TEMPE – The first time that Preston Summerhays attended his hometown PGA Tour tournament, he walked inside the ropes at the WM Phoenix Open as a volunteer standard score bearer. Walking with professional players, holding a sign with their scores on it, and with fans cheering him on to spin the sign, he was hooked. Years later, Summerhays, an Arizona State freshman, will be one of the players in the 132-man field at TPC Scottsdale.
Summerhays, an 18-year-old amateur, received a sponsorship exemption into the Phoenix Open, offering him the chance to test his game against the best players in the world.
“When I got the call I was so emotional,” Summerhays said. “It was the hardest I have ever tried to not cry, that’s how much it meant to me.”
Summerhays said his family lives five minutes from the course and he has been attending the tournament for years.
“The Waste Management is such a big tournament to me,” said Summerhays, who added, “For me it’s one of my favorite tournaments to go watch.”
Summerhays expected to play in the Phoenix Open one day. A very confident golfer, he has always set high goals, even from a young age. He attended Chaparral High School in Scottsdale and was a stellar golfer for the Firebirds. He helped the team secure a state championship in 2017, and as a freshman on the varsity team, Summerhays was a consistent scorer. As a sophomore, Summerhays’ improvement was incredible. At the time, his lowest competition scores were 33 for nine holes, 60 for 18 and 19-under par 125 for 36 holes.
Daniel Peterson, the former Chaparral High School golf coach, said, “It was something that he had expected to do, even as an amateur, to compete in these big events.”
The name “Summerhays” and golf are almost synonymous. Summerhays is the latest in a long line of extended family members with ties to the game. His father and caddy for the Phoenix Open, Boyd, has helped train successful professional golfers such as Tony Finau, Wyndham Clark and Scott Harrington. His uncle Daniel turned pro in 2007 and has one professional victory. And his sister, Grace, is a successful player on the ASU women’s team.
Summerhays is no stranger to tournament play, at either the high school or professional level. His resume in big events is impressive. He has already won two amateur championships, the U.S. Junior Amateur and Sunnehanna Amateur, and back-to-back Utah State Amateur championships in 2018 and 2019. Summerhays has also qualified for one of men’s golf’s four majors, the United States Open, where he missed the cut but was competitive.
“He had goals of playing in these events before even becoming a pro,” Peterson said. “This is something that he has been working towards now for years. I’m not shocked, I’m just excited for him to go out there and perform.”
Summerhays’ success on the course in high school has quickly translated into college success. He has helped the Sun Devils become the top golf program in the nation and is the 17th -ranked collegiate golfer in the country, according to Golfweek. Summerhays has been a key contributing factor for the Sun Devils and has adapted to the new format quickly.

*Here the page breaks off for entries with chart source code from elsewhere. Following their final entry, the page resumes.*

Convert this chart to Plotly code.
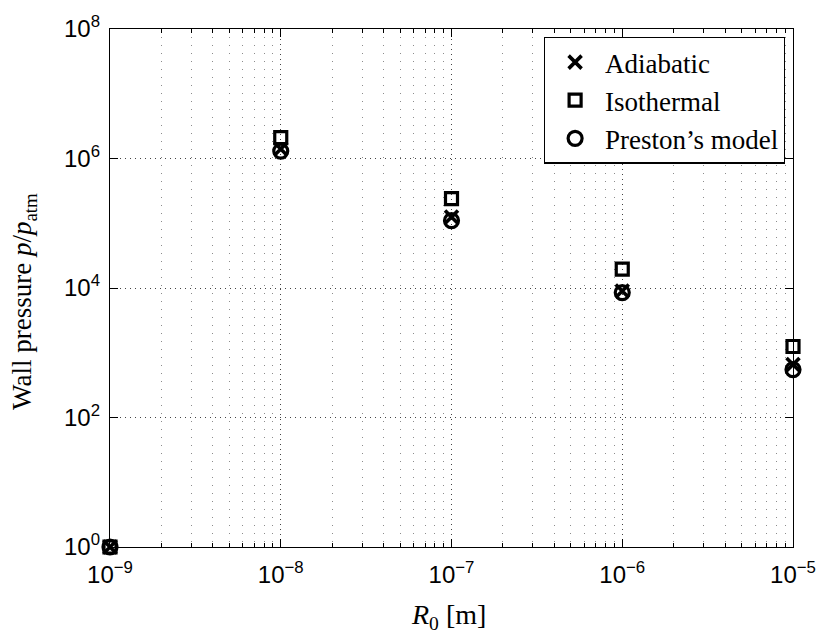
import plotly.graph_objects as go

# Bubble radius R0 [m] and peak wall pressure normalised by atmospheric pressure
r0 = [1e-9, 1e-8, 1e-7, 1e-6, 1e-5]
adiabatic = [1, 1.4e6, 1.25e5, 9.0e3, 6.6e2]
isothermal = [1, 2.1e6, 2.4e5, 1.95e4, 1.25e3]
preston = [1, 1.3e6, 1.1e5, 8.5e3, 5.5e2]

x_exponents = [-9, -8, -7, -6, -5]
y_exponents = [0, 2, 4, 6, 8]

x_major = [10.0 ** e for e in x_exponents]
x_minor = [m * 10.0 ** e for e in x_exponents[:-1] for m in range(2, 10)]
y_major = [10.0 ** e for e in y_exponents]


def power_label(e):
    sign = "\u2212" if e < 0 else ""
    return f"10<sup>{sign}{abs(e)}</sup>"


series = [
    ("Adiabatic", adiabatic, "x-thin-open", 13, 3.6),
    ("Isothermal", isothermal, "square-open", 12, 3.2),
    ("Preston\u2019s model", preston, "circle-open", 14, 3.2),
]

fig = go.Figure()
for name, values, symbol, size, lw in series:
    fig.add_trace(go.Scatter(
        x=r0, y=values, name=name, mode="markers", cliponaxis=False,
        marker=dict(symbol=symbol, size=size, color="black",
                    line=dict(color="black", width=lw)),
    ))

sans = "Liberation Sans, Arial, Helvetica, sans-serif"
serif = "Liberation Serif, Times New Roman, serif"

fig.update_xaxes(
    type="log", range=[-9, -5],
    tickmode="array", tickvals=x_major,
    ticktext=[power_label(e) for e in x_exponents],
    tickfont=dict(family=sans, size=24, color="black"),
    ticks="inside", ticklen=8, tickwidth=1, tickcolor="black",
    showline=True, linecolor="black", linewidth=1.3, mirror="ticks",
    showgrid=True, gridcolor="#444444", gridwidth=1, griddash="1px,4px",
    minor=dict(tickmode="array", tickvals=x_minor, ticks="inside",
               ticklen=4, tickcolor="black", showgrid=True,
               gridcolor="#8c8c8c", gridwidth=1, griddash="1px,7px"),
    zeroline=False, ticklabelstandoff=6,
)
fig.update_yaxes(
    type="log", range=[0, 8],
    tickmode="array", tickvals=y_major,
    ticktext=[power_label(e) for e in y_exponents],
    tickfont=dict(family=sans, size=24, color="black"),
    ticks="inside", ticklen=8, tickwidth=1, tickcolor="black",
    showline=True, linecolor="black", linewidth=1.3, mirror="ticks",
    showgrid=True, gridcolor="#444444", gridwidth=1, griddash="1px,4px",
    zeroline=False, ticklabelstandoff=4,
)

fig.add_annotation(
    text="Wall pressure <i>p</i>/<i>p</i><sub>atm</sub>",
    xref="paper", yref="paper", x=-0.126, y=0.475,
    xanchor="center", yanchor="middle", textangle=-90, showarrow=False,
    font=dict(family=serif, size=27, color="black"),
)
fig.add_annotation(
    text="<i>R</i><sub>0</sub> [m]",
    xref="paper", yref="paper", x=0.495, y=-0.135,
    xanchor="center", yanchor="middle", showarrow=False,
    font=dict(family=serif, size=28, color="black"),
)

fig.update_layout(
    width=828, height=635,
    margin=dict(l=110, r=27, t=28, b=88),
    paper_bgcolor="white", plot_bgcolor="white",
    legend=dict(
        x=0.988, y=0.985, xanchor="right", yanchor="top",
        bgcolor="white", bordercolor="black", borderwidth=1.3,
        font=dict(family=serif, size=27, color="black"),
        tracegroupgap=0, itemwidth=50,
    ),
    showlegend=True,
)

fig.write_html("out.html")
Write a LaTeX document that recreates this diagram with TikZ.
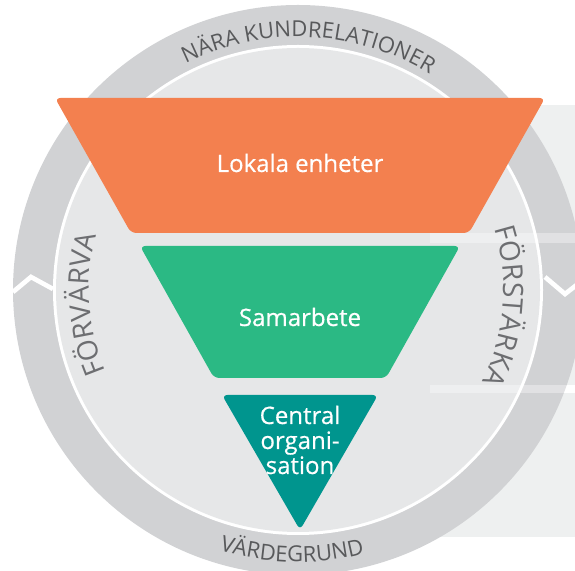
\documentclass[tikz,border=0pt]{standalone}
\usepackage{fontspec}
\setmainfont{Open Sans}
\newfontfamily\labelfont{Open Sans}[FakeBold=0.5]
\usepackage{tikz}
\usetikzlibrary{decorations.text}

\newcommand{\ringfont}{\fontsize{16.5}{18}\selectfont\color[RGB]{88,89,91}}
\newcommand{\sidefont}{\fontsize{21}{22}\selectfont\color[RGB]{109,110,113}}

\begin{document}
\begin{tikzpicture}[x=0.75pt,y=0.75pt,
  panel/.style={fill={rgb, 255:red, 238; green, 240; blue, 240 }},
  ring/.style={fill={rgb, 255:red, 209; green, 210; blue, 212 }},
  disc/.style={fill={rgb, 255:red, 230; green, 231; blue, 232 }},
  chevron/.style={draw=white, line width=3.5pt},
  funnel/.style={rounded corners=4pt},
  label/.style={text=white, font=\labelfont\fontsize{18}{18.75}\selectfont, inner sep=0pt}]
\useasboundingbox (0,0) rectangle (575,571);

%Shapes: Panels
\fill [panel] (420,466) rectangle (575,338) ;
\fill [panel] (420,328) rectangle (575,186) ;
\fill [panel] (420,178) rectangle (575,34) ;

%Shape: Circle [ring]
\fill [ring] (298,281) circle (285) ;
\fill [white] (298,281) circle (245) ;
\fill [disc] (298,281) circle (242) ;

%Straight Lines [chevrons]
\draw [chevron] (13,279) -- (31,294) -- (53,282) ;
\draw [chevron] (545,294) -- (565,277) -- (583,291) ;

%Shapes: light strips between panels
\fill [white, opacity=0.35] (430,338) rectangle (575,328) ;
\fill [white, opacity=0.35] (430,186) rectangle (575,178) ;

%Shape: Trapezoid
\fill [funnel, fill={rgb, 255:red, 243; green, 128; blue, 79 }] (55,473) -- (545,473) -- (469,338) -- (131,338) -- cycle ;
%Shape: Trapezoid
\fill [funnel, fill={rgb, 255:red, 43; green, 185; blue, 132 }] (140,325) -- (460,325) -- (386,193) -- (214,193) -- cycle ;
%Shape: Triangle
\fill [funnel, fill={rgb, 255:red, 0; green, 149; blue, 142 }] (222,176) -- (378,176) -- (300,41) -- cycle ;

% Text Node
\node [label] (lokala) at (300,408) {Lokala enheter};
% Text Node
\node [label] (samarbete) at (300,254) {Samarbete};
% Text Node
\node [label, align=center] (central) at (300,131) {Central\\organi-\\sation};

% Text along ring
\path [decorate, decoration={text along path, text align=center,
  text={|\ringfont|NÄRA KUNDRELATIONER}}] (298,281) ++(147.5:253) arc (147.5:27.5:253) ;
\path [decorate, decoration={text along path, text align=center,
  text={|\ringfont|VÄRDEGRUND}}] (298,281) ++(218.7:272) arc (218.7:318.7:272) ;
% Text along disc edge
\path [decorate, decoration={text along path, text align=fit to path,
  text={|\sidefont|FÖRVÄRVA}}] (298,281) ++(203:209) arc (203:165.4:209) ;
\path [decorate, decoration={text along path, text align=fit to path,
  text={|\sidefont|FÖRSTÄRKA}}] (298,281) ++(17.5:206) arc (17.5:-26.5:206) ;

\end{tikzpicture}
\end{document}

“Preston sees himself as a star golfer,” Arizona State men’s golf coach Matt Thurmond said. “He sees himself being one of the best golfers in the world. He is playing a different game than most people are.”
At the Phoenix Open, Summerhays will be competing against players who, unlike him, are vying for a piece of the $8.2 million purse. The winner will receive $1,476,000. The last amateur to win a PGA Tour event was another golfer representing ASU, Phil Mickelson, in Tucson in 1991. Although Summerhays faces stiff odds to equal the achievement of Mickelson, a six-time major winner and World Golf Hall of Fame member, the PGA Tour could see a star in the making at TPC Scottsdale when he tees off.
“I’m excited,” Peterson said, “But I already know the expectations he’s got for himself far exceed anything that anyone else is putting on him. I know he’s going to accomplish it. He’s going to be a major winner. I already know it.”